First Drive: Subaru XV

May1stStartAfter a disastrous year, Subaru returns to the 4×4 market with the all-new XV. The company needs this model to be a success. How will it match up?

Words and photography: Nigel Fryatt (and photography from Subaru)

The Subaru XV is claimed to be ‘the company’s first foray into the highly competitive crossover market’. We beg to differ. Yes, it is indeed highly competitive, but in our opinion, it’s not Subaru’s first foray. In fact, you could argue that the niche Japanese manufacturer actually created the market segment. It’s just that, at the time, no one gave it the stupid title of ‘crossover’.

Twenty-five years ago this magazine published a 10,000 mile long-term test of the Subaru GLF Auto Estate. The author, a staunch, opinionated and serious off-roader concluded: “I have to acknowledge that this is an excellent all-road machine, and not at all bad off-road either, within the limitations of the design.” Damned with faint praise? Not quite, as 4×4 Subaru Estates had a good reputation, owned by farmers and vets apparently. Audi quattro estates and the odd Ford Sierra 4×4 apart, there was nothing on the market like them. Yes, they rusted badly and remarkably quickly – but so did most mass produced saloons of the 1980s. The Subaru Estate was a halfway house between a family saloon and a pukka off-roader. A bit like a crossover, perhaps…

We were therefore very interested in the new Subaru XV, a vehicle that has a lot of pressure heaped on its four smart, alloy wheels. The XV is, according to UK managing director, Darren James, “relaunching Subaru”. Last year, they sold a meagre 2600 units in the UK, which James honestly admitted was “nowhere near enough”. While a significant set of reasons included the dreadful disasters in Japan, there was a less than obvious hint that the model range was also not good enough.

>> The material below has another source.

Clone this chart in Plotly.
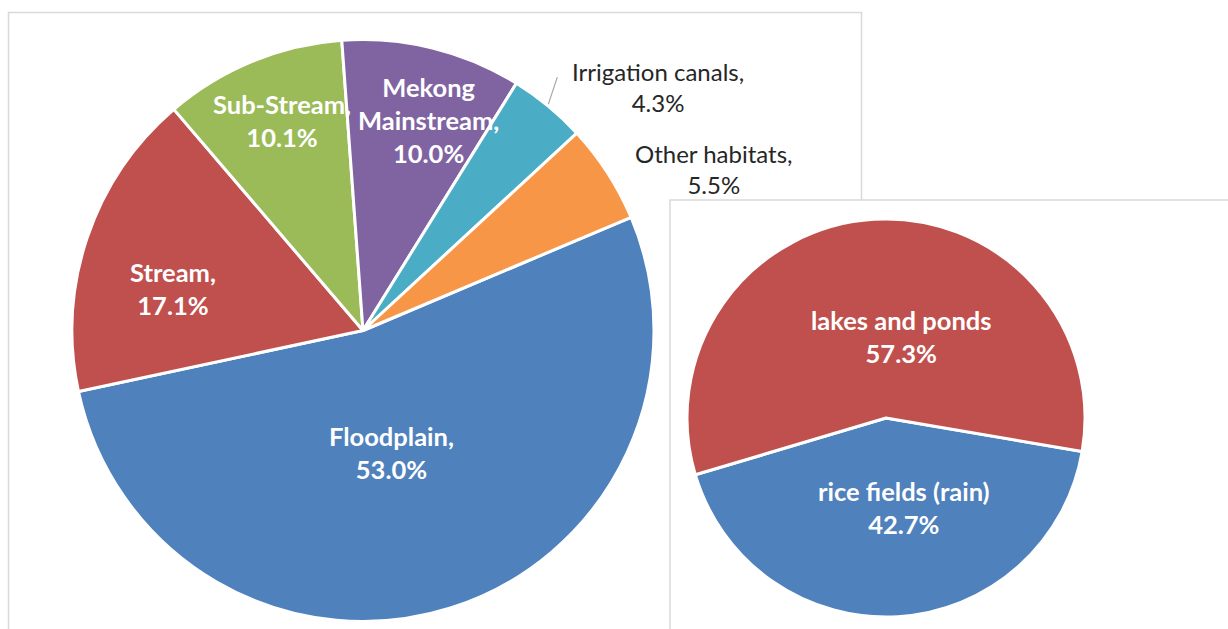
import math
import plotly.graph_objects as go

# Habitat shares, large pie (percent)
habitats = ["Floodplain", "Stream", "Sub-Stream", "Mekong<br>Mainstream",
            "Irrigation canals", "Other habitats"]
habitat_pct = [53.0, 17.1, 10.1, 10.0, 4.3, 5.5]
habitat_colors = ["#4F81BD", "#C0504D", "#9BBB59", "#8064A2", "#4BACC6", "#F79646"]

# Breakdown of "Other habitats", small pie (percent)
other_types = ["rice fields (rain)", "lakes and ponds"]
other_pct = [42.7, 57.3]
other_colors = ["#4F81BD", "#C0504D"]

W, H = 1228, 629
FONT = "Lato, Carlito, Calibri, sans-serif"
FS_IN = 25.5   # white bold labels inside slices
FS_OUT = 24    # dark labels outside the pie

# pie geometry in pixels
BIG_C, BIG_R, BIG_ROT = (363.0, 330.5), 291.0, 67.1
SMALL_C, SMALL_R, SMALL_ROT = (886.0, 418.0), 199.0, 99.7


def px(x):
    return x / W


def py(y):
    return 1 - y / H


def domain(c, r):
    return dict(x=[px(c[0] - r), px(c[0] + r)], y=[py(c[1] + r), py(c[1] - r)])


def mid_angles(values, rot):
    total = sum(values)
    out, acc = [], rot
    for v in values:
        out.append(acc + 360 * v / total / 2)
        acc += 360 * v / total
    return out


def polar(c, r, ang):
    a = math.radians(ang)
    return c[0] + r * math.sin(a), c[1] - r * math.cos(a)


fig = go.Figure()
fig.add_trace(go.Pie(
    labels=habitats, values=habitat_pct, sort=False, direction="clockwise",
    rotation=BIG_ROT, domain=domain(BIG_C, BIG_R), textinfo="none",
    marker=dict(colors=habitat_colors, line=dict(color="white", width=3)),
    showlegend=False, hoverinfo="label+percent",
))
fig.add_trace(go.Pie(
    labels=other_types, values=other_pct, sort=False, direction="clockwise",
    rotation=SMALL_ROT, domain=domain(SMALL_C, SMALL_R), textinfo="none",
    marker=dict(colors=other_colors, line=dict(color="white", width=3)),
    showlegend=False, hoverinfo="label+percent",
))

annotations = []
shapes = [
    dict(type="rect", xref="paper", yref="paper", layer="below",
         x0=px(8.5), x1=px(861.5), y0=py(660), y1=py(12.5),
         line=dict(color="#D9D9D9", width=1.5), fillcolor="white"),
    dict(type="rect", xref="paper", yref="paper", layer="below",
         x0=px(670), x1=px(1260), y0=py(660), y1=py(200),
         line=dict(color="#D9D9D9", width=1.5), fillcolor="white"),
]

# label placement: (radius fraction, dx, dy, inside)
big_place = [(0.44, -10, 0, True), (0.69, 0, 22, True), (0.78, 5, 0, True),
             (0.745, 14, 0, True), (1.0, 110, -19, False), (1.0, 106, -4, False)]
for name, v, ang, (f, dx, dy, inside) in zip(habitats, habitat_pct,
                                             mid_angles(habitat_pct, BIG_ROT), big_place):
    x, y = polar(BIG_C, BIG_R * f, ang)
    if inside:
        txt = f"<b>{name},<br>{v:.1f}%</b>"
        font = dict(family=FONT, size=FS_IN, color="white")
    else:
        txt = f"{name},<br>{v:.1f}%"
        font = dict(family=FONT, size=FS_OUT, color="#262626")
    annotations.append(dict(x=px(x + dx), y=py(y + dy), xref="paper", yref="paper",
                            text=txt, showarrow=False, xanchor="center", yanchor="middle",
                            font=font))

# leader line for the narrow irrigation slice
irr_ang = mid_angles(habitat_pct, BIG_ROT)[4]
ex, ey = polar(BIG_C, BIG_R, irr_ang)
shapes.append(dict(type="line", xref="paper", yref="paper",
                   x0=px(ex), y0=py(ey - 2), x1=px(ex + 9), y1=py(ey - 29),
                   line=dict(color="#A6A6A6", width=1.2)))

small_place = [(0.45, 13, 0), (0.41, 20, 0)]
for name, v, ang, (f, dx, dy) in zip(other_types, other_pct,
                                     mid_angles(other_pct, SMALL_ROT), small_place):
    x, y = polar(SMALL_C, SMALL_R * f, ang)
    annotations.append(dict(x=px(x + dx), y=py(y + dy), xref="paper", yref="paper",
                            text=f"<b>{name}<br>{v:.1f}%</b>", showarrow=False,
                            xanchor="center", yanchor="middle",
                            font=dict(family=FONT, size=FS_IN, color="white")))

fig.update_layout(
    width=W, height=H, margin=dict(l=0, r=0, t=0, b=0),
    paper_bgcolor="white", plot_bgcolor="white",
    shapes=shapes, annotations=annotations,
)

fig.write_html("out.html")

That situation has changed. Japan is rebuilding, and Subaru now has a 4×4 model that is more than good enough. If it’s not the best ‘soft-roader’ on the market just yet, it has all the necessary dynamic qualities to take that title. A weakness might be that it is niche, it is a somewhat ‘quirky’ brand, and the reputation of the off-roading estate of the 1980s has long been supplanted by the tyre-squealing roar and turbo back-beat of go-faster hooligans in garishly body-kitted Imprezas. But times are changing at Subaru; for the better.


Tech Spec

(Selected Subaru on the road prices)

2.0i SE (petrol)    £24,295
2.0D SE (diesel)    £26,295
2.0D Lux Premium    £29,995


We like: Diesel engine, build quality, customer support package
We dislike: Unimaginative styling, lack of hill descent, no turbo!